Despite his love for Catholic higher education, Archbishop Ireland had misgivings about a parochial school system. He thought it might slow Catholic immigrants’ societal assimilation, Hollerich said. In the 1890s, he experimented with an educational arrangement in which Catholic schools would rent their building to the public school during the day while standard subjects were taught, and the Catholic students would arrive before the school day for Mass and stay after school for catechesis, when the building reverted to parish control. Schools in Faribault and Stillwater tried the arrangement, but it drew suspicion from both the public school system, which feared it was a Catholic takeover, and from Catholics, who thought it was undercutting the parochial school system, Hollerich said.

Archbishop Ireland went to Rome to defend the arrangement and received permission to continue it, but the “Faribault Plan” had unraveled due to public school opposition by the time he returned, Hollerich said.

Lasting legend

Archbishop Ireland died 14 days after his 80th birthday. He had been ill for a year, but he still pushed himself to work. His childhood friend, Bishop O’Gorman, administered last rites two days before his death. His obituary in The Catholic Bulletin stated, “The close of his career was like the gradual descent of the flaming orb of day into a calm and peaceful sunset.”

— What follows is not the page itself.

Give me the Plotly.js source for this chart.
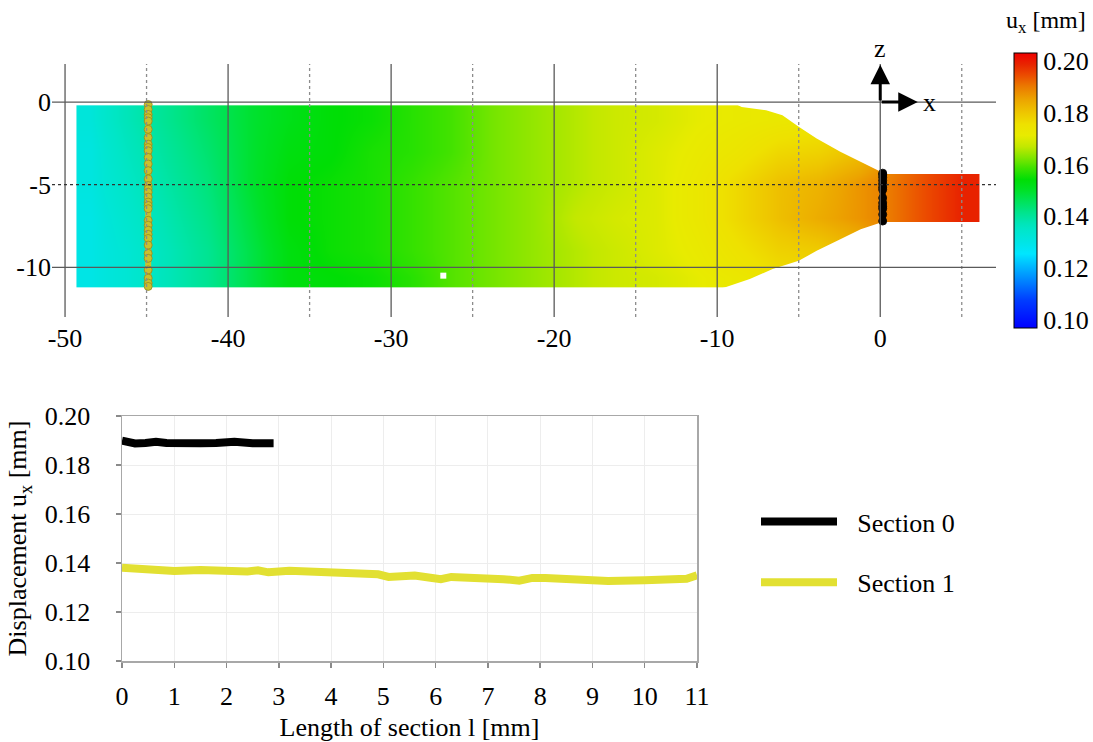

Today, “anyone who studies American Church history has to learn about Archbishop Ireland,” said Archbishop Bernard Hebda. The century since the prelate’s death, and especially the Second Vatican Council, has put his vision and leadership into a positive perspective, he said.

“He really was in favor of strong pastors [and] strong parishes. Even though he was such a strong leader, he was very much an advocate of subsidiarity. … As a result, we continue to have parishes that are very independent, we have schools that are very independent, and that’s part of the fabric of this local Church,” he said.

He said he has been inspired by Archbishop Ireland’s attentiveness to the needs of immigrants and his sense of justice. “It’s important to see how dedicated he was to this local Church and to this community,” he said. “Even though he had a national vision, he was always operating out of his pastoral care for this local Church.”

Archbishop Ireland’s most obvious lasting legacy, Rogers noted, is brick-and-mortar, with the numerous parishes, schools and institutions established under his leadership, many of which gave immigrants a path to success in their adopted country.

He also modeled a tradition of the local Church’s engagement in the public life, Rogers said. “He had an activist view of the Church’s mission,” he said. “He definitely thought that the Church was to be a presence and a force in public and civic life.”

“He’s one of those people who had really big ideas about the way things should go and happen, and he worked really hard to put them into action,” Williamson said. “He was an immigrant from Ireland, but he wanted to be part of this country. He knew in his head what he wanted to do to get there.”